● Records provided:
★ ★ ★
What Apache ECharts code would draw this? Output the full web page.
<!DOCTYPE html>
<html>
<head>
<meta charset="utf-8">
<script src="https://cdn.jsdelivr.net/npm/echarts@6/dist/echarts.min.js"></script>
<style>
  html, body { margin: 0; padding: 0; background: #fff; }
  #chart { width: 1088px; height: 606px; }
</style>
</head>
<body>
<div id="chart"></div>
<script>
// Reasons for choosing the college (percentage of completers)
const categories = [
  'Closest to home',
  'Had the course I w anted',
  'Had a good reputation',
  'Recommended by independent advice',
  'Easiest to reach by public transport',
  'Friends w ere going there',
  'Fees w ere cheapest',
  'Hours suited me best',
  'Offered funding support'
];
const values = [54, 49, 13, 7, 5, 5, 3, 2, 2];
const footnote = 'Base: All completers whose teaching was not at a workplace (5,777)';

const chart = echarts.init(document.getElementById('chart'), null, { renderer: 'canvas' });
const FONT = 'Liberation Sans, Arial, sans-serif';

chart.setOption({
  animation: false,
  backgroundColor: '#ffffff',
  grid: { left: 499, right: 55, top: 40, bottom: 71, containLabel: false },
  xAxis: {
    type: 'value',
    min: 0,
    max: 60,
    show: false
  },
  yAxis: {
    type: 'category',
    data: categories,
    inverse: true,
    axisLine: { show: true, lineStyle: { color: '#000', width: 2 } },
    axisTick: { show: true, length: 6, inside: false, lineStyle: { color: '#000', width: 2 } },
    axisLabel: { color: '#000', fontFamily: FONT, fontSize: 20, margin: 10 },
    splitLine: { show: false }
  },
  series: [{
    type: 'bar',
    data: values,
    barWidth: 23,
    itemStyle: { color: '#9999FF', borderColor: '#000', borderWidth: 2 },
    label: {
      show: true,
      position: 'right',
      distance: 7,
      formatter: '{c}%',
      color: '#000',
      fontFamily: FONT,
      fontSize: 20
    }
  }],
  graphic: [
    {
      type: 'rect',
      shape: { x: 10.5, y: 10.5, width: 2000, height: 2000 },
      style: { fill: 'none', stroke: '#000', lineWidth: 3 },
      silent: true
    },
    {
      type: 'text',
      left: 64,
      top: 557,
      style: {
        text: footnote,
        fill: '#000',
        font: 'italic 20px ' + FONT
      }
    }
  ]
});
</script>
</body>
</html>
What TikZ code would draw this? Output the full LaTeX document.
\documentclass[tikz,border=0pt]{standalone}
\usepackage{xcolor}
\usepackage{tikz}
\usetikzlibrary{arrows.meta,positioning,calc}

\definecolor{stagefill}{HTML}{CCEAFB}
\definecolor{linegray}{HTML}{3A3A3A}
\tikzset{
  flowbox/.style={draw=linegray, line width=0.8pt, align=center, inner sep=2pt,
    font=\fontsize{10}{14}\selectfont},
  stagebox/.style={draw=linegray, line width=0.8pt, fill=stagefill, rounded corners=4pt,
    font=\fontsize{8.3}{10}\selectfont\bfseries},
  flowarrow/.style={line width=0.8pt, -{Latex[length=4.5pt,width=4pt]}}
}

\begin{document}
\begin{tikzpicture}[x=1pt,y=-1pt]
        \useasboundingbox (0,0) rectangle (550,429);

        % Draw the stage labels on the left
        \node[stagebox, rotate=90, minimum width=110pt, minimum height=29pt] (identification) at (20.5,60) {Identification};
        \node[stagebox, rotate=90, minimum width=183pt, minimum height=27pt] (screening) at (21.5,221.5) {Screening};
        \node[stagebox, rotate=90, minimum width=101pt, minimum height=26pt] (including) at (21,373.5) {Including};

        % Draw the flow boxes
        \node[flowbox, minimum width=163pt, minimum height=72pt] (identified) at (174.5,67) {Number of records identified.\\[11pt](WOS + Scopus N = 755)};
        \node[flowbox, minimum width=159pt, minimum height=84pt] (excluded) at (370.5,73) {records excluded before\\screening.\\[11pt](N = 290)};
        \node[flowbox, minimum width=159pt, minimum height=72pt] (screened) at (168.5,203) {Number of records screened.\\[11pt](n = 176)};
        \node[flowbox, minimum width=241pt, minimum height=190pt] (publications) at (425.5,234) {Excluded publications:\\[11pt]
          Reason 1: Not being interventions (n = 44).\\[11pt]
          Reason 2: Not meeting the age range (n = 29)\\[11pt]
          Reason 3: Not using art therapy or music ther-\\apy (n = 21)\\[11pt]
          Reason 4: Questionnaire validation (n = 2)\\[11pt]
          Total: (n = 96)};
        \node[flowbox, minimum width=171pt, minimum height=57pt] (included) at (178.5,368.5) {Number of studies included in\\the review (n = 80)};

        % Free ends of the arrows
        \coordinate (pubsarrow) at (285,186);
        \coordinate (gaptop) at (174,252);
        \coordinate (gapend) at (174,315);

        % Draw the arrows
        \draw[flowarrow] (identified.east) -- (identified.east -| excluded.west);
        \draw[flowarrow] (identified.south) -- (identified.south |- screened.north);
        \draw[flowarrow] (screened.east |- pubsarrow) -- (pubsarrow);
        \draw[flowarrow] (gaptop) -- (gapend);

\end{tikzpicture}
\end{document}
★ ★ ★
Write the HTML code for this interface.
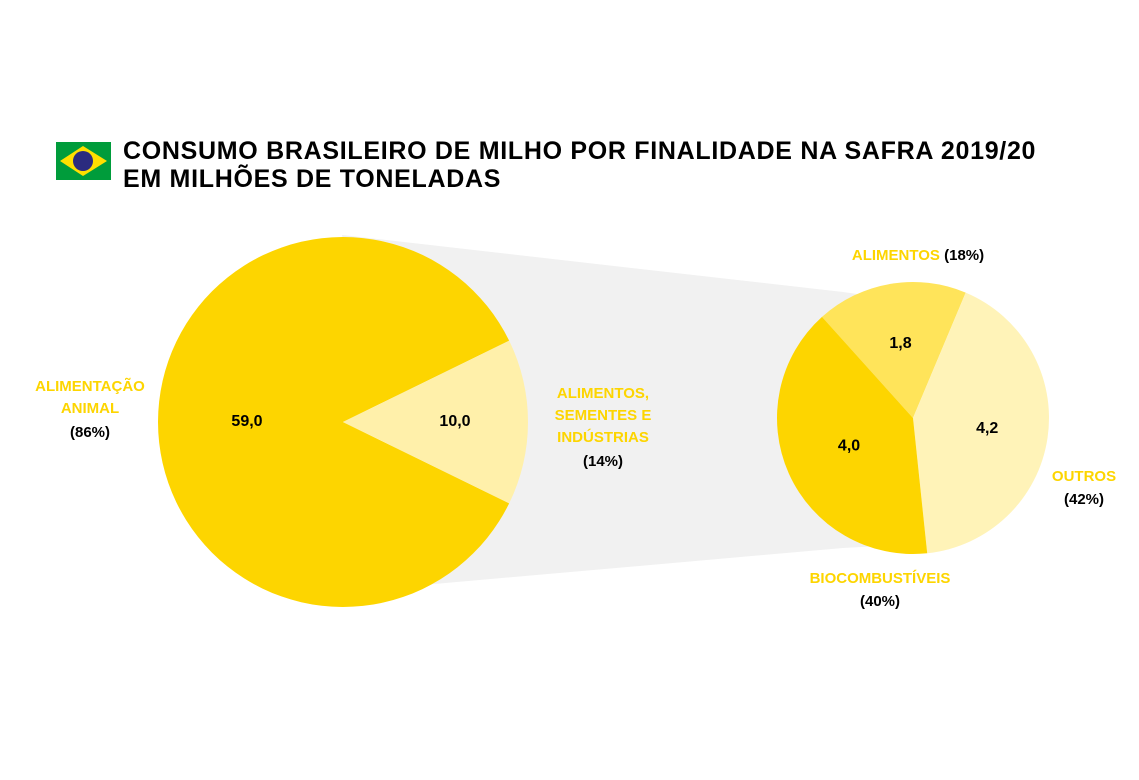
★ ★ ★
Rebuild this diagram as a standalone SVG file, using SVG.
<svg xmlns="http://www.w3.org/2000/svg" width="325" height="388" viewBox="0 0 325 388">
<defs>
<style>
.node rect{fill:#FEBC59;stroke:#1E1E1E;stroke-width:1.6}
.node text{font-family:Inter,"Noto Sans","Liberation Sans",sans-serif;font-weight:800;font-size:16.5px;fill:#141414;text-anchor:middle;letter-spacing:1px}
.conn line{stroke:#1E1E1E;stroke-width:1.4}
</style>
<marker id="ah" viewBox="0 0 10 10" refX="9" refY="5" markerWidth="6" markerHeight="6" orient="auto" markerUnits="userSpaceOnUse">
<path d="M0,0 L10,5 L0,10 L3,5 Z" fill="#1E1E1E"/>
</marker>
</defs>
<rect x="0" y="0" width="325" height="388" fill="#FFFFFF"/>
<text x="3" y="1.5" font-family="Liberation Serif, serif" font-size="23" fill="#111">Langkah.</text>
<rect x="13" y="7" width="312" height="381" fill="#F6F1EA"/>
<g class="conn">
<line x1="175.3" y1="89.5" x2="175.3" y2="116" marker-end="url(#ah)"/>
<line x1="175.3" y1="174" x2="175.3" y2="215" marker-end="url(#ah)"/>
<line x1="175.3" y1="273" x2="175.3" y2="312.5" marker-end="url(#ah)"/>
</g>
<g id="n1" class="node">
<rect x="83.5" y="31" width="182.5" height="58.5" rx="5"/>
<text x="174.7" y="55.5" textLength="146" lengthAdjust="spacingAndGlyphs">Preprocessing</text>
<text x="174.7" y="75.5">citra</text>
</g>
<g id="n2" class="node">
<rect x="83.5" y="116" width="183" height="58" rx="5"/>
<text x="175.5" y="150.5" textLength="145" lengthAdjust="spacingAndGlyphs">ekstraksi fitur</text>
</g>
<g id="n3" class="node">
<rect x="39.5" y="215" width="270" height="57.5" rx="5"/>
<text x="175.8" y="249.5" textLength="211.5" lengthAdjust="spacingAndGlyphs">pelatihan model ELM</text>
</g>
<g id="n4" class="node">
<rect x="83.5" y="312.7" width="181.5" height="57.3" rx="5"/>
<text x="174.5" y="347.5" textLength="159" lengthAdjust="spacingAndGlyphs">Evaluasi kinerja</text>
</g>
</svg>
★ ★ ★
● Task to complete: Return each line among the entries that holds the word "Output".

● Task answer:
What Apache ECharts code would draw this? Output the full web page.
What TikZ code would draw this? Output the full LaTeX document.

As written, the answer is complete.